[START Source excerpt]
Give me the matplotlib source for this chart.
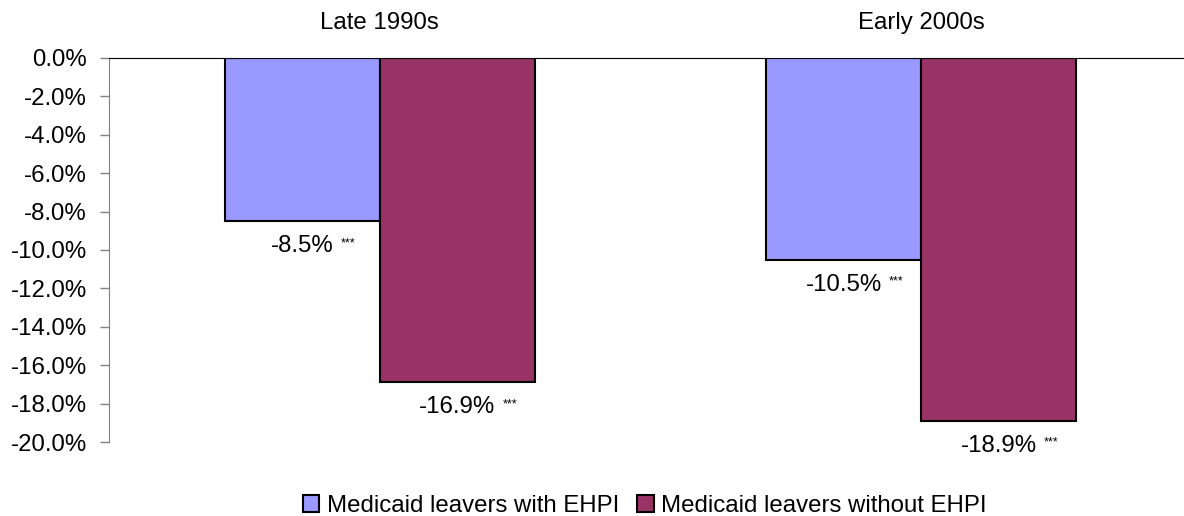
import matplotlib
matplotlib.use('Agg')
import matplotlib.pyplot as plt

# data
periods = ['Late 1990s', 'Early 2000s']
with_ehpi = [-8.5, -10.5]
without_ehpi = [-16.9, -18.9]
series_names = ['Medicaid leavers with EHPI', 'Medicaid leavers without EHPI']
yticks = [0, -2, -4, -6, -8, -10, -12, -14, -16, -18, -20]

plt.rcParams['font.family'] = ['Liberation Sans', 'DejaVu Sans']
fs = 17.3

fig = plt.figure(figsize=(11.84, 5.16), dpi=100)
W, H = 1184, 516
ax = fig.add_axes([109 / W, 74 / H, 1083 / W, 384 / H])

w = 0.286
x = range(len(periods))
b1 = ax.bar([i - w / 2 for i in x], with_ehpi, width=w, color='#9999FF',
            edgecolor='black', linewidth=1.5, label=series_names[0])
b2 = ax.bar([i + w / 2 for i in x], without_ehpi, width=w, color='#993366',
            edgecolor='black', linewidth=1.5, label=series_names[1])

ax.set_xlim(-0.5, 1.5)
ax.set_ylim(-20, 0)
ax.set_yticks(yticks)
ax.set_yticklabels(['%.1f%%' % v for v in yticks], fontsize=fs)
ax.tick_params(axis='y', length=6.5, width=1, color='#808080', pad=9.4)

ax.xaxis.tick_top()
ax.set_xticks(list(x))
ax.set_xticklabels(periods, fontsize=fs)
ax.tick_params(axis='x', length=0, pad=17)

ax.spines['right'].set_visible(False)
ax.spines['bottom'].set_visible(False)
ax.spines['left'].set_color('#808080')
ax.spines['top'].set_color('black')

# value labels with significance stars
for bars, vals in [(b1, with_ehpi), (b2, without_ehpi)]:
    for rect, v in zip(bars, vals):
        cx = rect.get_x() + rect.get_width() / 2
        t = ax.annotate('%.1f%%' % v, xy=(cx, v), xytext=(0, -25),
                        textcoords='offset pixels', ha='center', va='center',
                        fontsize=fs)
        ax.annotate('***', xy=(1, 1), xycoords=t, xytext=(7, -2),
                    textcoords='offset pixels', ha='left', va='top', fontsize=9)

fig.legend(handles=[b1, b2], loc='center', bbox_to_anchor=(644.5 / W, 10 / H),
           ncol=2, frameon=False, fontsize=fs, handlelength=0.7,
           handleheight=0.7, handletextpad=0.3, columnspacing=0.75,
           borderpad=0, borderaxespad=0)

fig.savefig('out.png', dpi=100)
[END Source excerpt]
Task instructions: Omit the pictures, then quote the rest of the material above exactly.

Answer to this problem:
Give me the matplotlib source for this chart.
import matplotlib
matplotlib.use('Agg')
import matplotlib.pyplot as plt

# data
periods = ['Late 1990s', 'Early 2000s']
with_ehpi = [-8.5, -10.5]
without_ehpi = [-16.9, -18.9]
series_names = ['Medicaid leavers with EHPI', 'Medicaid leavers without EHPI']
yticks = [0, -2, -4, -6, -8, -10, -12, -14, -16, -18, -20]

plt.rcParams['font.family'] = ['Liberation Sans', 'DejaVu Sans']
fs = 17.3

fig = plt.figure(figsize=(11.84, 5.16), dpi=100)
W, H = 1184, 516
ax = fig.add_axes([109 / W, 74 / H, 1083 / W, 384 / H])

w = 0.286
x = range(len(periods))
b1 = ax.bar([i - w / 2 for i in x], with_ehpi, width=w, color='#9999FF',
            edgecolor='black', linewidth=1.5, label=series_names[0])
b2 = ax.bar([i + w / 2 for i in x], without_ehpi, width=w, color='#993366',
            edgecolor='black', linewidth=1.5, label=series_names[1])

ax.set_xlim(-0.5, 1.5)
ax.set_ylim(-20, 0)
ax.set_yticks(yticks)
ax.set_yticklabels(['%.1f%%' % v for v in yticks], fontsize=fs)
ax.tick_params(axis='y', length=6.5, width=1, color='#808080', pad=9.4)

ax.xaxis.tick_top()
ax.set_xticks(list(x))
ax.set_xticklabels(periods, fontsize=fs)
ax.tick_params(axis='x', length=0, pad=17)

ax.spines['right'].set_visible(False)
ax.spines['bottom'].set_visible(False)
ax.spines['left'].set_color('#808080')
ax.spines['top'].set_color('black')

# value labels with significance stars
for bars, vals in [(b1, with_ehpi), (b2, without_ehpi)]:
    for rect, v in zip(bars, vals):
        cx = rect.get_x() + rect.get_width() / 2
        t = ax.annotate('%.1f%%' % v, xy=(cx, v), xytext=(0, -25),
                        textcoords='offset pixels', ha='center', va='center',
                        fontsize=fs)
        ax.annotate('***', xy=(1, 1), xycoords=t, xytext=(7, -2),
                    textcoords='offset pixels', ha='left', va='top', fontsize=9)

fig.legend(handles=[b1, b2], loc='center', bbox_to_anchor=(644.5 / W, 10 / H),
           ncol=2, frameon=False, fontsize=fs, handlelength=0.7,
           handleheight=0.7, handletextpad=0.3, columnspacing=0.75,
           borderpad=0, borderaxespad=0)

fig.savefig('out.png', dpi=100)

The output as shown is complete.